Numerical simulation study of the support system by gob-side entry retaining by roof cutting

Abstract

Gob-side entry retaining by roof cutting (GERRC) is an innovative, long-wall mining method that has been widely used in China as a new mining revolution. However, current research on the influence of this technology on the support system remains limited. To understand the response of each supporting structure after cutting the roof, this study uses the cable element and beam element built in the finite difference software FLAC3D to simulate the bolt, anchor cable, steel beam, and single hydraulic props based on the engineering geological conditions of the Lvtang Coal Mine in Guizhou Province, China. Then, the force and displacement changes of each supporting structure between the GERRC and traditional coal pillar mining are compared and analyzed. Simulation results reveal that during the process of conventional mining, the force and deformation of anchor cable behind the working face is relatively large; furthermore, even yield and breaking of the cable occurs.
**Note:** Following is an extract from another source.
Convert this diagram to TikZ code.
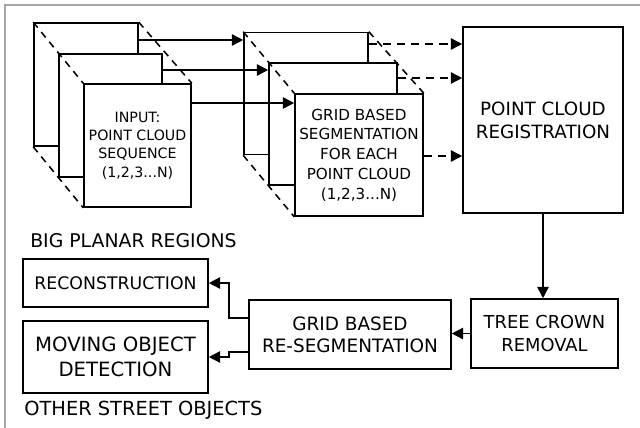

Meanwhile, the serious deformation of a single hydraulic prop occurs, which affects the normal use of the roadway. When the GERRC is adopted, the force of each supporting structure is reduced by 17.6% on average and the deformation is not obvious. Moreover, using the GERRC decreases the stress of the supporting and reduces the displacement of solid coal in the roadway by 33.3%. Finally, the concentration degree of stress becomes lower, and the environment of retaining roadway is more optimized.